When someone asks you "what do you do?" or where do you work, some of the things they tend to accept or respond positively to are:
I'm studying to be [fill in blank]/ I'm at college/university at the moment
I'm between jobs at the moment
I'm doing a lot of volunteer work at the moment
Any of the above plus "while I plan my next move" or "while I decide what to do next."
There is also:
I'm an artist/musician/photographer, graphic designer/struggling actor -- or whatever creative field if you are pursuing one of those.
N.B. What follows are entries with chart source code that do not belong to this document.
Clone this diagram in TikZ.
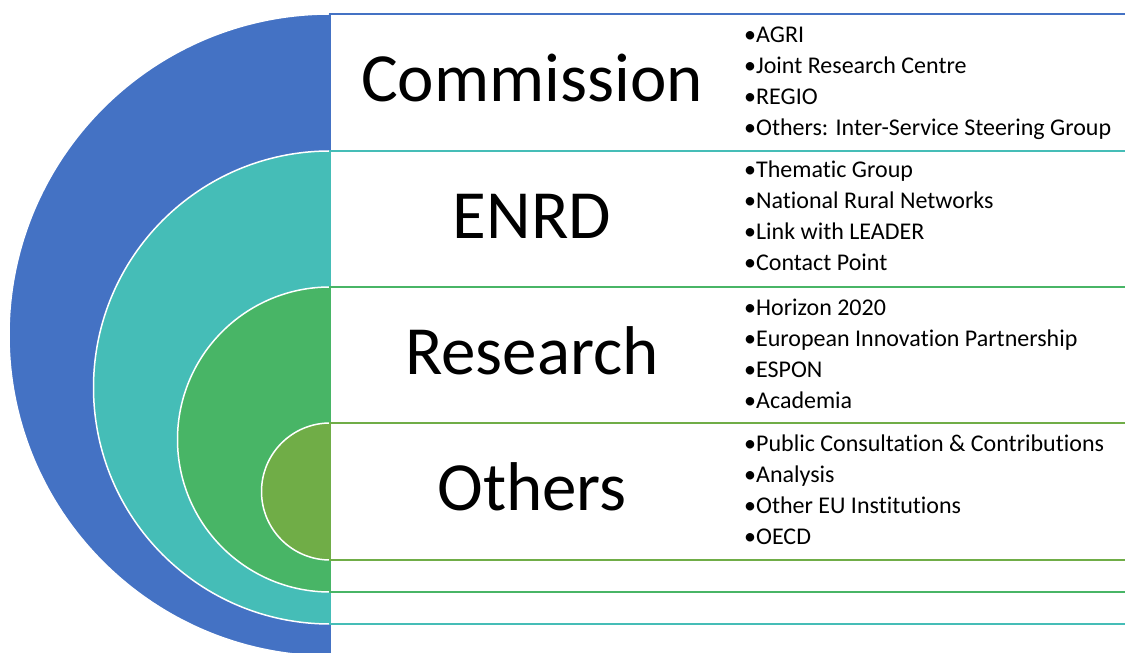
\documentclass[tikz,border=0pt]{standalone}
\usepackage{fontspec}
\setmainfont{Carlito}[Ligatures=NoCommon]
\usetikzlibrary{positioning}
\definecolor{cblue}{HTML}{4472C4}
\definecolor{cteal}{HTML}{45BDB7}
\definecolor{cgreen}{HTML}{48B566}
\definecolor{colive}{HTML}{70AD47}
\tikzset{
  band/.style={draw=#1, line width=2pt, fill=white},
  disc/.style={fill=#1, draw=white, line width=1.5pt},
  title/.style={anchor=base, font=\fontsize{69}{80}\selectfont},
  item/.style={anchor=base west, inner sep=0pt, font=\fontsize{24}{28}\selectfont}
}
\begin{document}
\begin{tikzpicture}[x=1pt,y=1pt]
        \useasboundingbox (0,0) rectangle (1125,653);
        \clip (0,0) rectangle (1125,653);
        % Bands and half discs, outside in
        \filldraw[disc=cblue] (330,639) arc[start angle=90,end angle=270,radius=321];
        \draw[band=cblue] (330,639) rectangle (1140,-3);
        \filldraw[disc=cteal] (330,502) arc[start angle=90,end angle=270,radius=236.5];
        \draw[band=cteal] (330,502) rectangle (1140,29);
        \filldraw[disc=cgreen] (330,366) arc[start angle=90,end angle=270,radius=152.5];
        \draw[band=cgreen] (330,366) rectangle (1140,61);
        \filldraw[disc=colive] (330,230) arc[start angle=90,end angle=270,radius=68.5];
        \draw[band=colive] (330,230) rectangle (1140,93);
        % Titles
        \node[title] (comm) at (532,551) {Commission};
        \node[title] (enrd) at (532,414) {ENRD};
        \node[title] (res) at (532,278) {Research};
        \node[title] (oth) at (532,142) {Others};
        % Commission items
        \node[item] (c1) at (744,610) {•AGRI};
        \node[item] (c2) at (744,579.3) {•Joint Research Centre};
        \node[item] (c3) at (744,548.6) {•REGIO};
        \node[item] (c4) at (744,517.9) {•Others: Inter-Service Steering Group};
        % ENRD items
        \node[item] (e1) at (744,475) {•Thematic Group};
        \node[item] (e2) at (744,444.3) {•National Rural Networks};
        \node[item] (e3) at (744,413.6) {•Link with LEADER};
        \node[item] (e4) at (744,382.9) {•Contact Point};
        % Research items
        \node[item] (r1) at (744,337) {•Horizon 2020};
        \node[item] (r2) at (744,306.3) {•European Innovation Partnership};
        \node[item] (r3) at (744,275.6) {•ESPON};
        \node[item] (r4) at (744,244.9) {•Academia};
        % Other items
        \node[item] (o1) at (744,201) {•Public Consultation \& Contributions};
        \node[item] (o2) at (744,170.3) {•Analysis};
        \node[item] (o3) at (744,139.6) {•Other EU Institutions};
        \node[item] (o4) at (744,108.9) {•OECD};
    \end{tikzpicture}
\end{document}
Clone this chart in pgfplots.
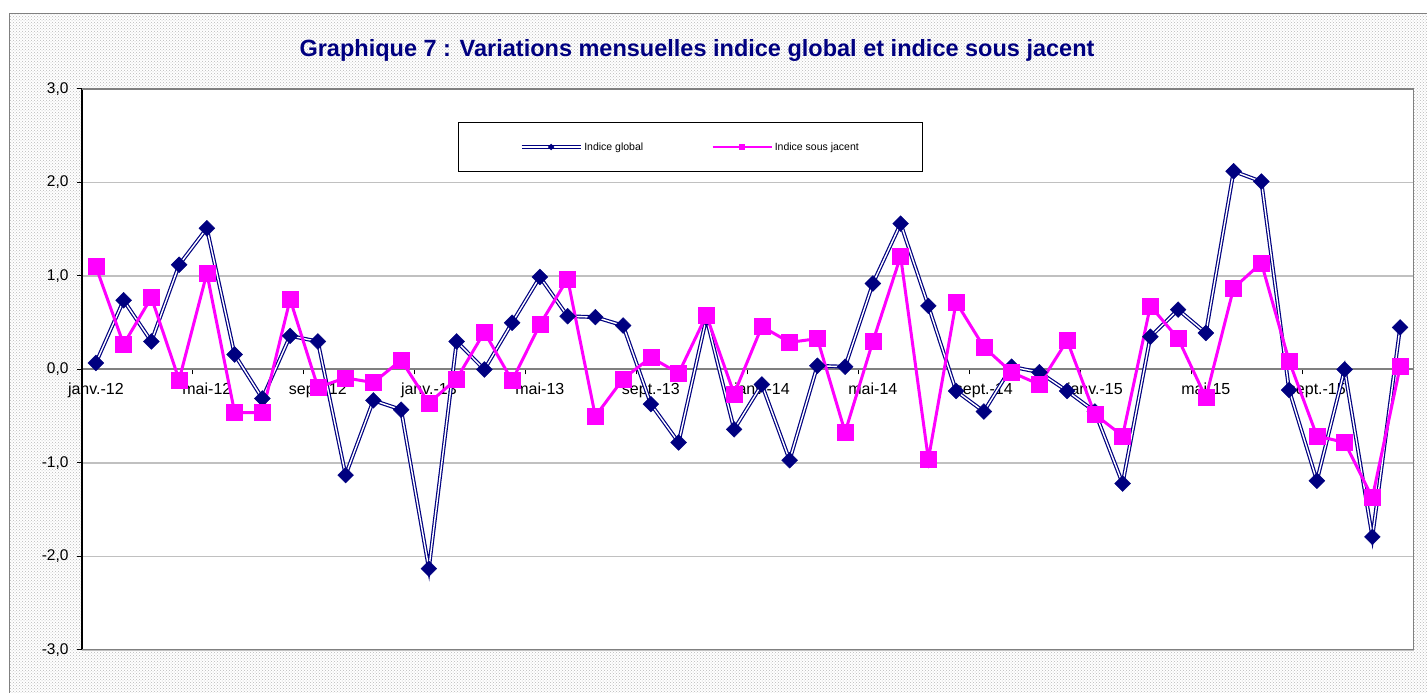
\documentclass[border=0pt]{standalone}
\usepackage{pgfplots}
\pgfplotsset{compat=1.18}
\usepackage{pgfplotstable}
\usepackage{fontspec}
\setmainfont{Liberation Sans}
\usetikzlibrary{patterns}
\definecolor{navy}{RGB}{0,0,128}
\definecolor{mag}{RGB}{255,0,255}
\definecolor{axgray}{RGB}{128,128,128}
\definecolor{gridgray}{RGB}{192,192,192}

\pgfplotstableread{
idx global sous
0 0.07 1.10
1 0.74 0.27
2 0.30 0.77
3 1.12 -0.11
4 1.51 1.03
5 0.16 -0.46
6 -0.31 -0.46
7 0.36 0.75
8 0.30 -0.19
9 -1.13 -0.09
10 -0.33 -0.14
11 -0.43 0.10
12 -2.13 -0.36
13 0.30 -0.10
14 0.00 0.40
15 0.50 -0.12
16 0.99 0.48
17 0.57 0.97
18 0.56 -0.50
19 0.47 -0.10
20 -0.37 0.13
21 -0.78 -0.04
22 0.55 0.58
23 -0.64 -0.26
24 -0.16 0.46
25 -0.97 0.29
26 0.04 0.33
27 0.03 -0.67
28 0.92 0.30
29 1.56 1.21
30 0.68 -0.96
31 -0.23 0.72
32 -0.45 0.24
33 0.03 -0.03
34 -0.03 -0.16
35 -0.23 0.31
36 -0.45 -0.48
37 -1.22 -0.71
38 0.35 0.68
39 0.64 0.33
40 0.39 -0.30
41 2.12 0.87
42 2.01 1.14
43 -0.22 0.09
44 -1.19 -0.71
45 0.00 -0.78
46 -1.79 -1.37
47 0.45 0.03
}\data

\begin{document}
\begin{tikzpicture}[x=1pt,y=1pt]
% axis box occupies (0,0)--(1332,561); page is (-82,-43)--(1345,650)
\useasboundingbox (-82,-43) rectangle (1345,650);
\fill[white] (-82,-43) rectangle (1345,650);
\fill[pattern=crosshatch dots, pattern color=gray!55] (-72,-50) rectangle (1360,636);
\draw[axgray, line width=1pt] (-72,-50) -- (-72,636) -- (1360,636);
\node[font=\fontsize{23.5}{27}\selectfont\bfseries, text=navy] at (615,600) {Graphique 7 : Variations mensuelles indice global et indice sous jacent};
\begin{axis}[
  scale only axis, width=1332pt, height=561pt,
  xmin=-0.5, xmax=47.5, ymin=-3, ymax=3,
  axis background/.style={fill=white},
  axis x line*=middle, axis y line*=left,
  hide obscured x ticks=false, hide obscured y ticks=false,
  x axis line style={axgray, line width=2pt},
  y axis line style={black, line width=1.6pt},
  ytick={-3,-2,-1,0,1,2,3},
  ymajorgrids, grid style={gridgray, line width=1.3pt},
  major tick length=5pt,
  ytick align=outside,
  xtick align=outside,
  ytick style={black, line width=1pt},
  xtick style={black, line width=1pt},
  xtick={-0.5,3.5,7.5,11.5,15.5,19.5,23.5,27.5,31.5,35.5,39.5,43.5,47.5},
  xticklabels={{},{},{},{},{},{},{},{},{},{},{},{},{}},
  extra x ticks={0,4,8,12,16,20,24,28,32,36,40,44},
  extra x tick labels={janv.-12,mai-12,sept.-12,janv.-13,mai-13,sept.-13,janv.-14,mai-14,sept.-14,janv.-15,mai-15,sept.-15},
  extra x tick style={major tick length=0pt, xmajorgrids=false},
  xticklabel style={font=\fontsize{16}{18}\selectfont, text=black, yshift=-10pt},
  yticklabel style={font=\fontsize{15.5}{17}\selectfont, text=black, xshift=-5pt},
  /pgf/number format/assume math mode=true,
  yticklabel={\pgfmathprintnumber[fixed, fixed zerofill, precision=1, use comma]{\tick}},
  legend columns=2,
  legend style={at={(rel axis cs:0.4568,0.8966)}, anchor=center, draw=black, line width=1pt,
    fill=white, font=\fontsize{10.5}{12}\selectfont, inner xsep=62pt, inner ysep=17.5pt,
    /tikz/every even column/.append style={column sep=66pt}},
]
\addlegendimage{legend image code/.code={
  \draw[navy, line width=0.9pt, double=white, double distance=1.4pt] (0pt,0pt) -- (59pt,0pt);
  \draw[navy, mark=square*, mark options={rotate=45, fill=navy, draw=navy}, mark size=1.8pt] plot coordinates {(29.5pt,0pt)};
}}
\addlegendentry{Indice global}
\addlegendimage{legend image code/.code={
  \draw[mag, line width=2.6pt] (0pt,0pt) -- (59pt,0pt);
  \draw[mag, mark=square*, mark options={fill=mag, draw=mag}, mark size=2.5pt] plot coordinates {(29.5pt,0pt)};
}}
\addlegendentry{Indice sous jacent}

\addplot[navy, line width=1.2pt, double=white, double distance=1.4pt, no markers, forget plot] table[x=idx, y=global] {\data};
\addplot[only marks, mark=square*, mark options={rotate=45, fill=navy, draw=navy}, mark size=5.6pt, forget plot] table[x=idx, y=global] {\data};
\addplot[mag, line width=3pt, mark=square*, mark options={fill=mag, draw=mag, line width=0.5pt}, mark size=8pt, forget plot] table[x=idx, y=sous] {\data};

\draw[axgray, line width=2pt] (rel axis cs:0,1) -- (rel axis cs:1,1) -- (rel axis cs:1,0) -- (rel axis cs:0,0);
\end{axis}
\end{tikzpicture}
\end{document}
If you feel uncomfortable saying that because the pursuit of that goal doesn't actually make you a living yet, you can add "struggling" with a wry smile, or that you are giving yourself a goal to that end "I'm taking time out from work to make more progress with my (acting, artistic goals, etc)
Depending on the situation, some of this may even be overkill or too much information -- as someone else mentioned, sometimes people ask what you do for a living just to make idle chitchat and they really don't care what the answer is, or they hope to make further responses based on your answer just to keep the chit chat alive.
I find it best to keep things brief and then immediately follow up your own answer with a question aimed back at them. "I'm deciding on a new direction at the moment; how about yourself?" / Or: I'm between things/ hoping to take a course -- but I heard you're a vet assistant? That must be very emotional at times."
Sadly, it is true that some people -- maybe even "many" people -- do make all kinds of snap-judgements based on what someone's job is. It seems to be human nature, and it's not fair because I agree with Sweetleaf that WHAT you do doesn't automatically equate with what or who you ARE as a person.
My job has zero anything to do with what I am as a person and who I am, what I actually truly love or care about or am good at. It just pays the bills. But people tend to be shallow.
Just mention studies, college, volunteering, a goal in an artistic field, or even taking a sabbatical to figure out what direction you want to take.
Actually, at 19 most older people don't even expect someone to have figured it all out yet in terms of a career for the rest of that person's life. It's still perfectly acceptable at your age to tell people you haven't yet figured out your ultimate goals but at the moment you are working on that.